**EXERCISE DIRECTIONS**.
Transcribe every line from the top down to the line with "import plotly.graph_objects as go", both ends included, but not the pictures.

**SOURCE EXCERPT**.
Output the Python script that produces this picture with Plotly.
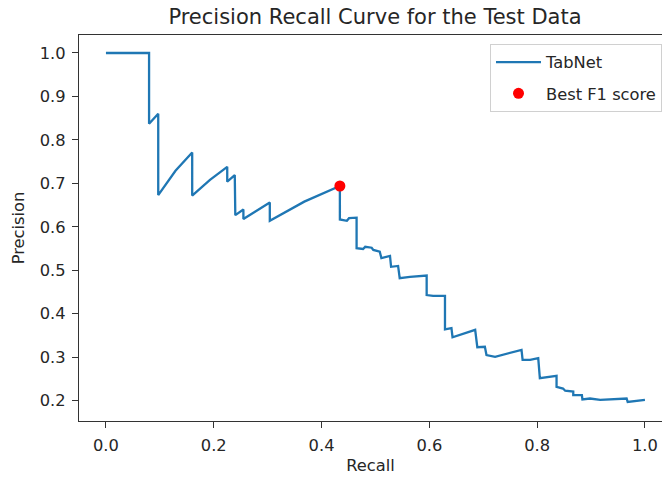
import plotly.graph_objects as go

# Precision-recall curve values
recall = [0.000, 0.080, 0.080, 0.097, 0.097, 0.129, 0.160, 0.160, 0.193, 0.225,
          0.225, 0.239, 0.240, 0.255, 0.255, 0.304, 0.304, 0.368, 0.434, 0.434,
          0.447, 0.451, 0.465, 0.465, 0.477, 0.481, 0.493, 0.496, 0.508, 0.511,
          0.527, 0.529, 0.542, 0.545, 0.564, 0.595, 0.595, 0.607, 0.629, 0.629,
          0.641, 0.643, 0.685, 0.689, 0.703, 0.706, 0.722, 0.771, 0.773, 0.787,
          0.802, 0.805, 0.836, 0.836, 0.848, 0.852, 0.867, 0.867, 0.883, 0.884,
          0.898, 0.917, 0.966, 0.968, 1.000]
precision = [1.000, 1.000, 0.837, 0.860, 0.673, 0.729, 0.771, 0.672, 0.708, 0.738,
             0.704, 0.719, 0.627, 0.640, 0.618, 0.656, 0.614, 0.658, 0.694, 0.617,
             0.614, 0.620, 0.621, 0.551, 0.549, 0.554, 0.552, 0.547, 0.543, 0.528,
             0.533, 0.508, 0.510, 0.482, 0.485, 0.488, 0.443, 0.441, 0.441, 0.364,
             0.367, 0.346, 0.363, 0.323, 0.324, 0.305, 0.301, 0.317, 0.294, 0.294,
             0.298, 0.252, 0.257, 0.232, 0.228, 0.223, 0.221, 0.213, 0.213, 0.203,
             0.205, 0.202, 0.205, 0.197, 0.202]

best_recall = [0.434]
best_precision = [0.694]

series_names = ["TabNet", "Best F1 score"]
x_ticks = [0.0, 0.2, 0.4, 0.6, 0.8, 1.0]
y_ticks = [0.2, 0.3, 0.4, 0.5, 0.6, 0.7, 0.8, 0.9, 1.0]

FONT = "DejaVu Sans"
TXT = "#262626"
FS = 16.3

fig = go.Figure()
fig.add_trace(go.Scatter(
    x=recall, y=precision, mode="lines", name=series_names[0],
    line=dict(color="#1f77b4", width=2.3), legendgroup="a",
))
fig.add_trace(go.Scatter(
    x=best_recall, y=best_precision, mode="markers", name=series_names[1],
    marker=dict(color="red", size=11), legendgroup="b",
))

fig.update_layout(
    width=662, height=477,
    margin=dict(l=79, r=0, t=35, b=56),
    paper_bgcolor="white", plot_bgcolor="white",
    font=dict(family=FONT, size=FS, color=TXT),
    title=dict(text="Precision Recall Curve for the Test Data",
               x=375 / 662, xanchor="center", xref="container",
               y=1 - 17 / 477, yanchor="middle", yref="container",
               font=dict(size=21, color=TXT, family=FONT)),
    showlegend=True,
    legend=dict(x=1, xanchor="right", y=1 - 9 / 386, yanchor="top",
                bgcolor="white", bordercolor="#d0d0d0", borderwidth=1,
                font=dict(size=FS, color=TXT, family=FONT),
                tracegroupgap=7, itemwidth=45),
)
fig.update_xaxes(
    range=[-0.05, -0.05 + 583 / 539], tickvals=x_ticks,
    ticktext=[f"{v:.1f}" for v in x_ticks],
    showgrid=False, zeroline=False, showline=True, linecolor="#333", linewidth=1.3,
    mirror=True, ticks="outside", ticklen=6, tickcolor="#333", tickwidth=1.3,
    ticklabelstandoff=3,
    title=dict(text="Recall", font=dict(size=FS, color=TXT), standoff=5),
)
fig.update_yaxes(
    range=[0.1533, 1.0414], tickvals=y_ticks,
    ticktext=[f"{v:.1f}" for v in y_ticks],
    showgrid=False, zeroline=False, showline=True, linecolor="#333", linewidth=1.3,
    mirror=False, ticks="outside", ticklen=6, tickcolor="#333", tickwidth=1.3,
    ticklabelstandoff=3,
    title=dict(text="Precision", font=dict(size=FS, color=TXT), standoff=10),
)

fig.write_html("out.html")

**ANSWER TO THE TASK**.
Output the Python script that produces this picture with Plotly.
import plotly.graph_objects as go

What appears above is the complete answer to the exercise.